Gerharz et al. (2009; 2013) developed an initial framework for spatio-temporal

individual exposure modelling, taking GPS data and information from TADs and

questionnaires, indoor, and outdoor concentration into account. For the outdoor distribution,

a dispersion model was used and extended by actual ambient fixed site measurements.

Indoor concentrations were modelled using a simple mass balance model with the

estimated outdoor concentration fraction infiltrated and indoor activities estimated from

questionnaires. Information on time-activity patterns was provided from a combination of

GPS data and self-administered TADs. The entries of the diaries are classified into visited

activities relevant for the exposure model, distinguish home, working environment, other

indoor, transportation, and outdoor. This information is posterior used to identified indoor

environments in GPS processed data.

Daily average exposure values estimated by Gerharz et al. (2009) evidence a

strong influence of individual behaviour. However, there are limitations to the general

applicability of this methodology due to simplifications and assumptions adopted such as

the qualification of indoor activities for which the TAD was used and where the GPS sensor

cannot receive a signal. This model is strongly dependent on TADs and questionaries’

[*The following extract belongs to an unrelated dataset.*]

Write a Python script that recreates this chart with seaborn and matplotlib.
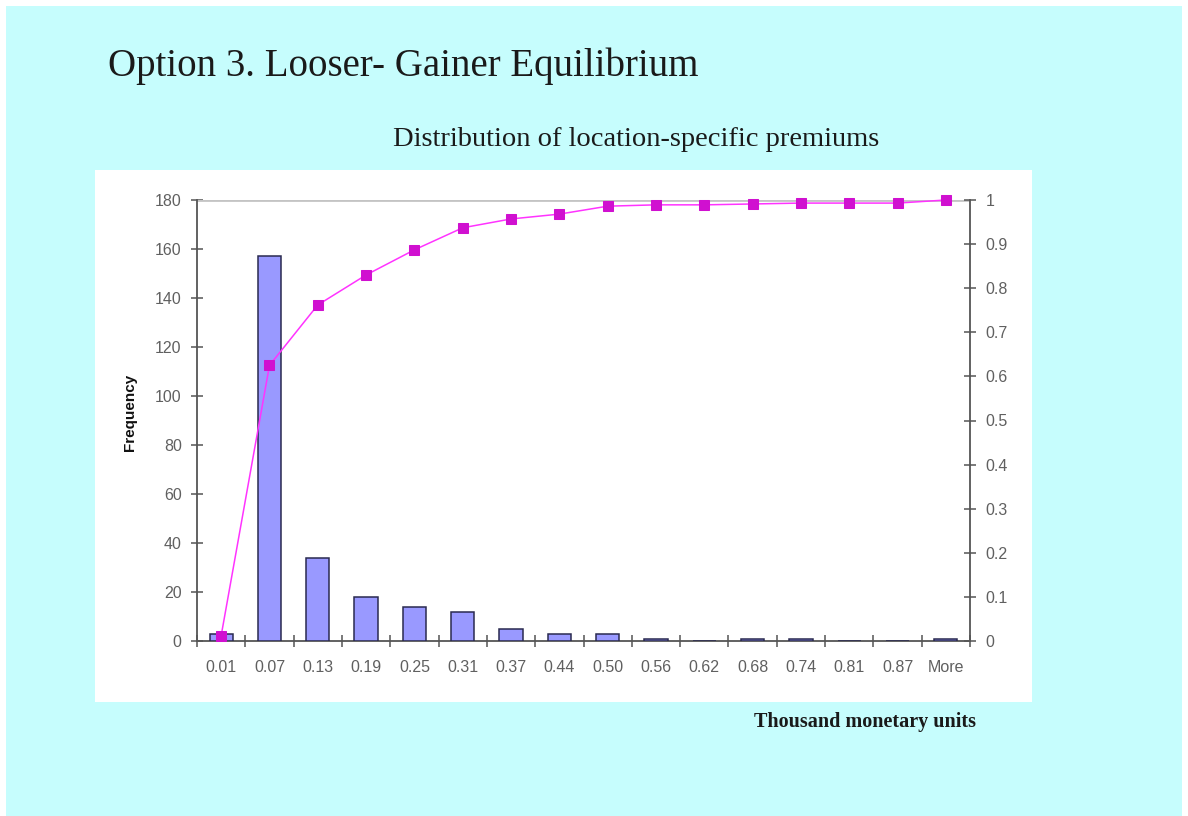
import matplotlib
matplotlib.use("Agg")
import matplotlib.pyplot as plt
from matplotlib.patches import Rectangle
import numpy as np
import pandas as pd
import seaborn as sns

# Histogram bins (upper bin edges, thousand monetary units)
bins = ["0.01", "0.07", "0.13", "0.19", "0.25", "0.31", "0.37", "0.44",
        "0.50", "0.56", "0.62", "0.68", "0.74", "0.81", "0.87", "More"]
frequency = [3, 157, 34, 18, 14, 12, 5, 3, 3, 1, 0, 1, 1, 0, 0, 1]
cumulative = [0.012, 0.625, 0.762, 0.830, 0.887, 0.937, 0.957, 0.968,
              0.986, 0.989, 0.989, 0.991, 0.993, 0.993, 0.993, 1.0]

left_ticks = [0, 20, 40, 60, 80, 100, 120, 140, 160, 180]
right_ticks = [0, 0.1, 0.2, 0.3, 0.4, 0.5, 0.6, 0.7, 0.8, 0.9, 1]
right_labels = ["0", "0.1", "0.2", "0.3", "0.4", "0.5", "0.6", "0.7", "0.8", "0.9", "1"]

df = pd.DataFrame({"bin": bins, "frequency": frequency, "cumulative": cumulative})

sns.set_theme(style="white")
plt.rcParams["font.family"] = ["Liberation Sans", "DejaVu Sans"]

W, H = 1188, 816
fig = plt.figure(figsize=(W / 100, H / 100), dpi=100)
fig.patch.set_facecolor("white")

# slide background and white chart panel
fig.add_artist(Rectangle((6 / W, 0), (1182 - 6) / W, 1 - 6 / H,
                         transform=fig.transFigure, facecolor="#C6FDFD",
                         edgecolor="none", zorder=0))
fig.add_artist(Rectangle((95 / W, 1 - 702 / H), (1032 - 95) / W, (702 - 170) / H,
                         transform=fig.transFigure, facecolor="white",
                         edgecolor="none", zorder=0))

tick_grey = "#606060"
ax_l, ax_r, ax_t, ax_b = 197, 970, 200, 641
ax = fig.add_axes([ax_l / W, 1 - ax_b / H, (ax_r - ax_l) / W, (ax_b - ax_t) / H])
ax.set_facecolor("none")

sns.barplot(data=df, x="bin", y="frequency", ax=ax, color="#9999FF",
            saturation=1, width=0.48, edgecolor="#2A2A50", linewidth=1.1,
            zorder=3)
ax.set_xlim(-0.5, len(bins) - 0.5)
ax.set_ylim(0, 180)
ax.set_yticks(left_ticks)
ax.set_yticklabels([str(t) for t in left_ticks])
ax.set_xlabel("")
ax.set_ylabel("")
fig.text(130 / W, 1 - 412 / H, "Frequency", rotation=90, fontsize=11,
         fontweight="bold", color="#111111", va="center", ha="center")

# top border line of the plot area
ax.axhline(180, color="#C4C4C4", linewidth=2.0, zorder=1)

for side in ["top", "right"]:
    ax.spines[side].set_visible(False)
for side in ["left", "bottom"]:
    ax.spines[side].set_color("#555555")
    ax.spines[side].set_linewidth(1.3)

ax.tick_params(axis="y", direction="inout", length=8, width=1.1, color="#555555",
               labelsize=11.5, labelcolor=tick_grey, pad=7, left=True)
ax.set_xticks(np.arange(len(bins)))
ax.set_xticklabels(bins)
ax.tick_params(axis="x", length=0, labelsize=11.5, labelcolor=tick_grey, pad=14)
# tick marks between categories on the category axis
ax.set_xticks(np.arange(len(bins) + 1) - 0.5, minor=True)
ax.tick_params(axis="x", which="minor", direction="inout", length=8, width=1.1,
               color="#555555", bottom=True)

ax2 = ax.twinx()
sns.lineplot(x=np.arange(len(bins)), y=cumulative, ax=ax2, color="#FF33FF",
             linewidth=1.1, marker="s", markersize=7, markerfacecolor="#D010D0",
             markeredgecolor="#D010D0", zorder=5, clip_on=False)
ax2.set_ylim(0, 1)
ax2.set_yticks(right_ticks)
ax2.set_yticklabels(right_labels)
ax2.grid(False)
for side in ["top", "left", "bottom"]:
    ax2.spines[side].set_visible(False)
ax2.spines["right"].set_color("#555555")
ax2.spines["right"].set_linewidth(1.3)
ax2.tick_params(axis="y", direction="inout", length=8, width=1.1, color="#555555",
                labelsize=11.5, labelcolor=tick_grey, pad=7, right=True)

serif = ["Liberation Serif", "DejaVu Serif"]
fig.text(108 / W, 1 - 66 / H, "Option 3. Looser- Gainer Equilibrium",
         fontsize=28, family=serif, color="#1A1A1A", va="center", ha="left")
fig.text(636 / W, 1 - 139 / H, "Distribution of location-specific premiums",
         fontsize=20.5, family=serif, color="#1A1A1A", va="center", ha="center")
fig.text(865 / W, 1 - 722 / H, "Thousand monetary units",
         fontsize=14.5, family=serif, fontweight="bold", color="#1A1A1A",
         va="center", ha="center")

fig.savefig("out.png", dpi=100, facecolor=fig.get_facecolor())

information to derive individual activity profile, providing exposure estimates only if the

individual resides in a microenvironment which is specified in the model (Gerharz et al.,

2013). Also, although GPS trajectories are analysed and processed (Wu et al., 2010), the

microenvironments are identified based on information provided by TADs, which has

several weaknesses (Section 1.1.3.) and only indoor and in-vehicle microenvironments are

identified, ignoring exposure during walking periods.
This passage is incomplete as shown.